Calls to Ligand executives were not answered Friday, or from Monday.

Loeb sees Ligand worth more

Loeb reiterated praise for Ligand's scientists, products and intellectual property but remained critical of executive management in his letter filed Friday at the Securities and Exchange Commission.

Too, in light of assets omitted in the previous letter, such as the more than $600 million net operating loss carry forward and unrecognized real estate value, Third Point increased its $14 worst-case valuation of Ligand shares to $17 per share.

Loeb also noted "significant interest subsequently expressed by potential acquirers of both existing and future product lines" after his first letter to Robinson.

Since Ligand executives and directors have not been willing to discuss matters with Loeb, he is demanding a special committee of three directors be established to maximize value for shareholders and at least two representatives of Third Point be named to the Ligand board and to serve on the special committee.

Loeb threatens to call meeting

He also is insisting that Ligand "devote all possible resources" to work with auditors at BDO Seidman to issue financial statements. The company is in the process of restating financial results for 2002, 2003 and first-quarter 2004 due to improper accounting for revenue, and delayed filing its 2004 10-K report as well as its first-quarter 2005 10-Q report. That sparked an SEC investigation in mid-September.

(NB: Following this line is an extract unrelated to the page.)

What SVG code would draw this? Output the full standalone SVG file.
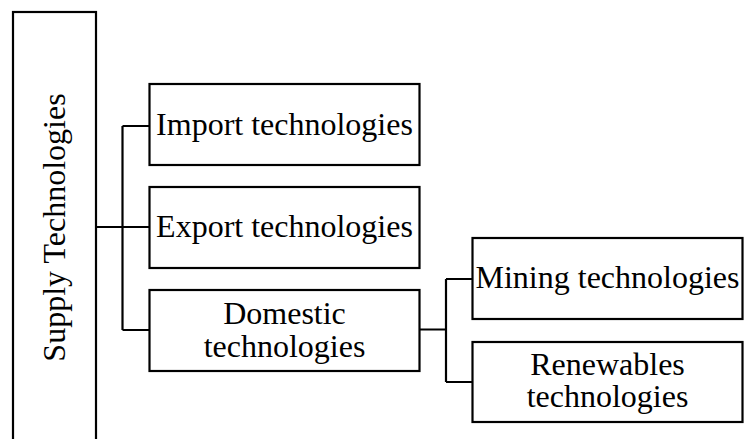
<svg xmlns="http://www.w3.org/2000/svg" width="744" height="439" viewBox="0 0 744 439">
<style>
.box{fill:#fff;stroke:#000;stroke-width:2.2}
.t{font-family:"Liberation Serif","Times New Roman",serif;font-size:32px;fill:#000;text-anchor:middle}
.c{fill:none;stroke:#000;stroke-width:2.2}
</style>
<rect width="744" height="439" fill="#fff"/>
<g id="connectors">
<path class="c" d="M96 227H149.5M122.5 126V330M122.5 126H149.5M122.5 330H149.5"/>
<path class="c" d="M419.5 329.5H446M446 279V382M446 279H472.5M446 382H472.5"/>
</g>
<g id="supply">
<rect class="box" x="13" y="12" width="83" height="440"/>
<text class="t" transform="translate(65 227.5) rotate(-90)" x="0" y="0">Supply Technologies</text>
</g>
<g id="import">
<rect class="box" x="149.5" y="84" width="270" height="81"/>
<text class="t" x="284.5" y="135">Import technologies</text>
</g>
<g id="export">
<rect class="box" x="149.5" y="187" width="270" height="81"/>
<text class="t" x="284.5" y="237">Export technologies</text>
</g>
<g id="domestic">
<rect class="box" x="149.5" y="290" width="270" height="81"/>
<text class="t" x="284.5" y="324">Domestic</text>
<text class="t" x="284.5" y="357">technologies</text>
</g>
<g id="mining">
<rect class="box" x="472.5" y="238" width="270" height="81"/>
<text class="t" x="607.5" y="288">Mining technologies</text>
</g>
<g id="renewables">
<rect class="box" x="472.5" y="342" width="270" height="80"/>
<text class="t" x="607.5" y="375">Renewables</text>
<text class="t" x="607.5" y="407">technologies</text>
</g>
</svg>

"We hope that you will not handle our request in the same dilatory manner as you have been handling the restatement of the company's financial statements," Loeb said in the letter.

"Therefore, should we not hear from you within one business day of this amended filing, you will leave us no choice but to exercise our rights as provided by the company's bylaws and the Delaware General Corporation Law, which require annual shareholder meetings. The company's annual meeting is substantially overdue - well past the 13 months contemplated by the DGCL."

Loeb said he is "prepared to take prompt action - including the commencement of litigation" but would prefer to work with the company in a cooperative manner.